- The Washington Times - Sunday, December 27, 2009

GAINESVILLE, Fla. | Urban Meyer shocked college football Saturday by resigning as Florida’s coach after five seasons and two national titles because of health concerns that came to light when he suffered chest pains following the SEC championship game.

The 45-year-old will coach his final game at the Sugar Bowl against Cincinnati on New Year’s Day.

He leaves No. 5 Florida with a 56-10 record that includes a 32-8 mark in league play and a school-record 22-game winning streak that was snapped by Alabama in the SEC title game Dec. 5.

“I have given my heart and soul to coaching college football and mentoring young men for the last 24-plus years and I have dedicated most of my waking moments the last five years to the Gator football program,” Meyer said in a statement. “I have ignored my health for years, but recent developments have forced me to re-evaluate my priorities of faith and family.”

By stepping down, Meyer leaves a program that has become one of the jewels of college football. He has scheduled a news conference in New Orleans on Sunday afternoon.

Meyer consulted with his family, doctors, school president Bernie Machen and athletic director Jeremy Foley before deciding it was in his best interest to focus on his health and family.

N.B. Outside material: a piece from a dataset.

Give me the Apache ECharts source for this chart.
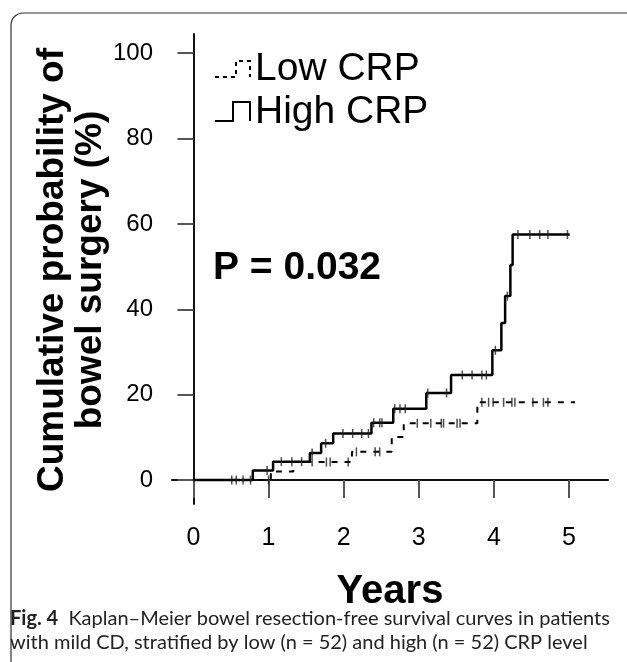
<!DOCTYPE html>
<html>
<head>
<meta charset="utf-8">
<script src="https://cdn.jsdelivr.net/npm/echarts@6/dist/echarts.min.js"></script>
<style>
html,body{margin:0;padding:0;background:#fff;}
#chart{width:627px;height:662px;}
</style>
</head>
<body>
<div id="chart"></div>
<script>
// ---- data (years, cumulative probability %) ----
var highTimes  = [0, 0.79, 1.06, 1.55, 1.70, 1.86, 2.37, 2.66, 3.10, 3.43, 3.98, 4.10, 4.15, 4.22, 4.25, 5.01];
var highValues = [0, 2.2, 4.3, 6.3, 8.6, 10.9, 13.4, 16.7, 20.4, 24.6, 30.4, 36.8, 43.1, 50.4, 57.5, 57.5];
var lowTimes   = [0, 1.03, 1.33, 2.11, 2.64, 2.80, 3.78, 5.08];
var lowValues  = [0, 2.0, 4.2, 6.6, 10.1, 13.3, 18.2, 18.2];
// censored observations
var highCensorTimes  = [0.51, 0.66, 0.76, 0.98, 1.17, 1.31, 1.44, 1.58, 1.76, 1.99, 2.12, 2.24, 2.33, 2.40, 2.48, 2.51, 2.68, 2.75, 2.82, 3.12, 3.37, 3.58, 3.71, 3.84, 3.90, 4.02, 4.18, 4.32, 4.48, 4.61, 4.72, 4.98];
var highCensorValues = [0, 0, 0, 2.2, 4.3, 4.3, 4.3, 6.3, 8.6, 10.9, 10.9, 10.9, 10.9, 13.4, 13.4, 13.4, 16.7, 16.7, 16.7, 20.4, 20.4, 24.6, 24.6, 24.6, 24.6, 30.4, 43.1, 57.5, 57.5, 57.5, 57.5, 57.5];
var lowCensorTimes  = [0.57, 1.00, 1.58, 1.77, 1.82, 2.06, 2.17, 2.42, 2.48, 2.98, 3.16, 3.30, 3.33, 3.51, 3.55, 3.84, 3.93, 3.99, 4.13, 4.24, 4.28, 4.52, 4.66, 4.72];
var lowCensorValues = [0, 0, 4.2, 4.2, 4.2, 4.2, 6.6, 6.6, 6.6, 13.3, 13.3, 13.3, 13.3, 13.3, 13.3, 18.2, 18.2, 18.2, 18.2, 18.2, 18.2, 18.2, 18.2, 18.2];
var xTicks = [0, 1, 2, 3, 4, 5];
var yTicks = [0, 20, 40, 60, 80, 100];
var seriesNames = ['Low CRP', 'High CRP'];

function zip(a, b) { return a.map(function (v, i) { return [v, b[i]]; }); }

var chart = echarts.init(document.getElementById('chart'), null, {renderer: 'canvas'});
var FONT = '"Liberation Sans", Arial, Helvetica, sans-serif';

var option = {
  animation: false,
  backgroundColor: '#fff',
  grid: {left: 172, right: 19, top: 34, bottom: 158, containLabel: false},
  xAxis: {
    type: 'value', min: -0.286, max: 5.52,
    name: 'Years', nameLocation: 'middle', nameGap: 68,
    nameTextStyle: {fontFamily: FONT, fontWeight: 'bold', fontSize: 40, color: '#000'},
    axisLine: {show: true, lineStyle: {color: '#111', width: 2}},
    axisTick: {show: true, inside: false, length: 18, customValues: xTicks, lineStyle: {color: '#555', width: 2}},
    axisLabel: {customValues: xTicks, margin: 22, fontFamily: FONT, fontSize: 25, color: '#000'},
    splitLine: {show: false}
  },
  yAxis: {
    type: 'value', min: -5.62, max: 104.5,
    axisLine: {show: true, lineStyle: {color: '#111', width: 2}},
    axisTick: {show: true, inside: false, length: 16, customValues: yTicks, lineStyle: {color: '#555', width: 2}},
    axisLabel: {customValues: yTicks, margin: 19, fontFamily: FONT, fontSize: 24, color: '#000'},
    splitLine: {show: false}
  },
  series: [
    {
      name: seriesNames[0], type: 'line', step: 'end', symbol: 'none',
      data: zip(lowTimes, lowValues),
      lineStyle: {color: '#000', width: 2, type: [6, 7]}, z: 3
    },
    {
      name: seriesNames[1], type: 'line', step: 'end', symbol: 'none',
      data: zip(highTimes, highValues),
      lineStyle: {color: '#000', width: 2.5, type: 'solid'}, z: 4
    },
    {
      name: seriesNames[0] + ' censored', type: 'scatter', symbol: 'rect', symbolSize: [1.5, 9],
      itemStyle: {color: '#222'}, data: zip(lowCensorTimes, lowCensorValues), z: 5
    },
    {
      name: seriesNames[1] + ' censored', type: 'scatter', symbol: 'rect', symbolSize: [1.5, 9],
      itemStyle: {color: '#222'}, data: zip(highCensorTimes, highCensorValues), z: 5
    }
  ],
  graphic: [
    {type: 'rect', shape: {x: 11, y: 13, width: 700, height: 700, r: 12}, style: {fill: 'none', stroke: '#333', lineWidth: 1.2}, z: -1},
    // y-axis title
    {type: 'text', x: 72, y: 270, rotation: Math.PI / 2,
      style: {text: 'Cumulative probability of\nbowel surgery (%)', font: 'bold 37px ' + FONT, fill: '#000',
        textAlign: 'center', textVerticalAlign: 'middle', lineHeight: 38}},
    // p-value
    {type: 'text', x: 213, y: 268,
      style: {text: 'P = 0.032', font: 'bold 39px ' + FONT, fill: '#000', textAlign: 'left', textVerticalAlign: 'middle'}},
    // legend
    {type: 'polyline', shape: {points: [[215, 77], [236, 77], [236, 61], [250, 61], [250, 77]]},
      style: {stroke: '#000', lineWidth: 2, lineDash: [4, 4], fill: 'none'}},
    {type: 'text', x: 255, y: 69, style: {text: seriesNames[0], font: '39px ' + FONT, fill: '#000', textVerticalAlign: 'middle'}},
    {type: 'polyline', shape: {points: [[215, 121], [233, 121], [233, 102], [250, 102], [250, 121]]},
      style: {stroke: '#000', lineWidth: 2, fill: 'none'}},
    {type: 'text', x: 255, y: 112, style: {text: seriesNames[1], font: '39px ' + FONT, fill: '#000', textVerticalAlign: 'middle'}},
    // caption
    {type: 'text', x: 10, y: 607,
      style: {
        text: '{b|Fig. 4}  Kaplan–Meier bowel resection-free survival curves in patients\nwith mild CD, stratified by low (n = 52) and high (n = 52) CRP level',
        font: '20px Lato, sans-serif', fill: '#222', lineHeight: 24, textVerticalAlign: 'top',
        rich: {b: {font: 'bold 20px Lato, sans-serif', fill: '#222', lineHeight: 24}}
      }}
  ]
};
chart.setOption(option);
</script>
</body>
</html>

“Coach Meyer and I have talked this through and I realize how hard this was for him to reach this decision,” Foley said. “But the bottom line is that Coach Meyer needed to make a choice that is in the best interest of his well being and his family. I certainly appreciate what he has meant to the University of Florida, our football program and the Gator Nation. I have never seen anyone more committed to his players, his family and his program. Above all, I appreciate our friendship.”

Although reports quickly surfaced that Meyer was suffering from, among other things, a stroke and a defective heart muscle, a source close to Meyer said they were false. The person spoke on condition of anonymity out of respect for Meyer’s privacy.

“He just had a wake-up call,” the person said. “He got scared and realized he can’t do it anymore. His tank is empty.”

Last month, Sports Illustrated chronicled Meyer’s coaching career and reported that he suffered from persistent headaches caused by an arachnoid cyst that becomes inflamed by stress, rage and excitement.

Meyer told the magazine that since the diagnosis in the early 2000s he has tried to stay composed during games.

News of Meyer’s retirement stunned his peers.

“He is a first-class coach, and the success he’s had is unmatched in our profession, especially over the last five years at Florida,” Alabama’s Nick Saban said. “We hope he is able to regain his health and have the opportunity to coach again in the future.”

“It’s a surprise to everybody,” said Florida State’s Bobby Bowden, who retired Dec. 1 after 34 years. “I hope he’s OK physically because he’s done as great a job at the University of Florida as has been done there, or anywhere else. I admire the way he handles himself and I really like his family. The college coaching profession will really miss him.”

Meyer has a wife and three children - the oldest recently started college at Georgia Tech - and has said repeatedly he would never stay in coaching long enough to match the tenures of Bowden or Penn State’s Joe Paterno. Nonetheless, his tenure will be remembered.

“He leaves a lasting legacy on the field, in the classroom and in the Gainesville community,” Machen said. “I am saddened that Urban is stepping down, but I have deep respect for his decision.”